His agenda is that the electricity prices the population will be inflicted on this winter undermine the legitimacy of an energy and climate policy which, among other things, involves the exchange of power with foreign countries.

Ideally, it sounds good that Norway can send surplus power to Germany, Great Britain, and other countries that focus on climate-friendly power such as sun and wind when the sun is hidden behind a cloud and there is what germans refer to as Dunkelflaute (wind still).

Bjartnes however clearly sees that this climate reasoning can be hated if it means that power prices in Norway will be as wild as now.

The surplus country that creates poverty

Therefore, he proposes that the government should pay thousands of kroner to each of us in the months we experience terrible electricity prices. The cut of 10 øre (0,10 NOK) in electricity tax that Vedum and Støre introduce, will hardly be noticeable when a family has to pay up to 10,000 NOK a month, the editor points out.
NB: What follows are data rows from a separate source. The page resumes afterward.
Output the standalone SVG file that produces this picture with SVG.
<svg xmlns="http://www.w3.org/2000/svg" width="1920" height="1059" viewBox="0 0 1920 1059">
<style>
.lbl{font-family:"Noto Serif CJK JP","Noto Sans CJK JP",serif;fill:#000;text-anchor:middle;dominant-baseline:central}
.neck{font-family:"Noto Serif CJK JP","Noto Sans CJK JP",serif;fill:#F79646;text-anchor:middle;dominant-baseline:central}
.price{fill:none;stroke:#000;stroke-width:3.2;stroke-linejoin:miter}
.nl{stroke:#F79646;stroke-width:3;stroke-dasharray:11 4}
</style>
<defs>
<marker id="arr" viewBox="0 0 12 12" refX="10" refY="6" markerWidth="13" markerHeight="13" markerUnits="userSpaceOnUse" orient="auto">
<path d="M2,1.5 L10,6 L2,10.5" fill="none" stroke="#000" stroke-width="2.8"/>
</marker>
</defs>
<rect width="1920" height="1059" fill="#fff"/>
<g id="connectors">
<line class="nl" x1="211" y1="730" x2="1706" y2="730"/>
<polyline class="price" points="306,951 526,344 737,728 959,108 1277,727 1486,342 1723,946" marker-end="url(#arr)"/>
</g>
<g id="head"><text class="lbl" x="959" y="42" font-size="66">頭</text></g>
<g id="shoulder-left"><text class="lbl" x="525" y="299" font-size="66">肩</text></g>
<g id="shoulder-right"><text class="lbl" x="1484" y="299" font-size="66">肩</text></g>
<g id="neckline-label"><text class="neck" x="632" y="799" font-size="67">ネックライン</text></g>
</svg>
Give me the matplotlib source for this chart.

In the Storting, one party after another has followed up with various proposals for cash payments to the citizens.

Many of them have been involved in creating the monster: A power market were Norway with a surplus of power produced almost for free, triggers a social crisis as a result of electricity prices.

“In the short term, it is not much the government can do with the fundamental conditions that determine what we pay for electricity,” states Bjartnes. Within the EEA agreement’s energy legislation, I do not think there is much that can be done for an EU-loyal government in the long term either.

Are the people becoming comfortably numb – or?

If the idea from Anders Bjartnes or the parliamentary parties is implemented by Minister of Finance Trygve Slagsvold Vedum (Sp), who seems to think 10 øre (0,10 NOK) per kWh is fine against an electricity price of 5 NOK, it could have a side effect:

It saves today’s liberalized power system.

A few thousand NOK can alleviate the rage. And in the next round, we would be comfortably numb the next time the power companies get to raise their prices to insane levels without mitigating measures for the population.

Otherwise, there is nothing to suggest that a Labor-led government will do anything fundamental with the free, European flow of Norwegian power. Just look at what the Labor Party’s Minister of Petroleum and Energy Marte Mjøs Persen answered when Rødt’s Sofie Marhaug challenged her in the Storting’s questioning on October 27.:

“Restricting trade over foreign connections in an attempt to influence the price of power will mean a breach of practice both in Norway and in our neighboring countries, and it will also be in conflict with our international obligations. Cross-border trade of power is regulated, among other things, by the EEA agreement, which is intended to facilitate the freest trade in power possible, without obstacles between the countries.”

The shock doctrine works. In the Storting, the defense of power liberalism and the EEA agreement takes precedence over the people’s and industry’s interest in Norwegian power at Norwegian prices.

If the rage does not get too strong, then.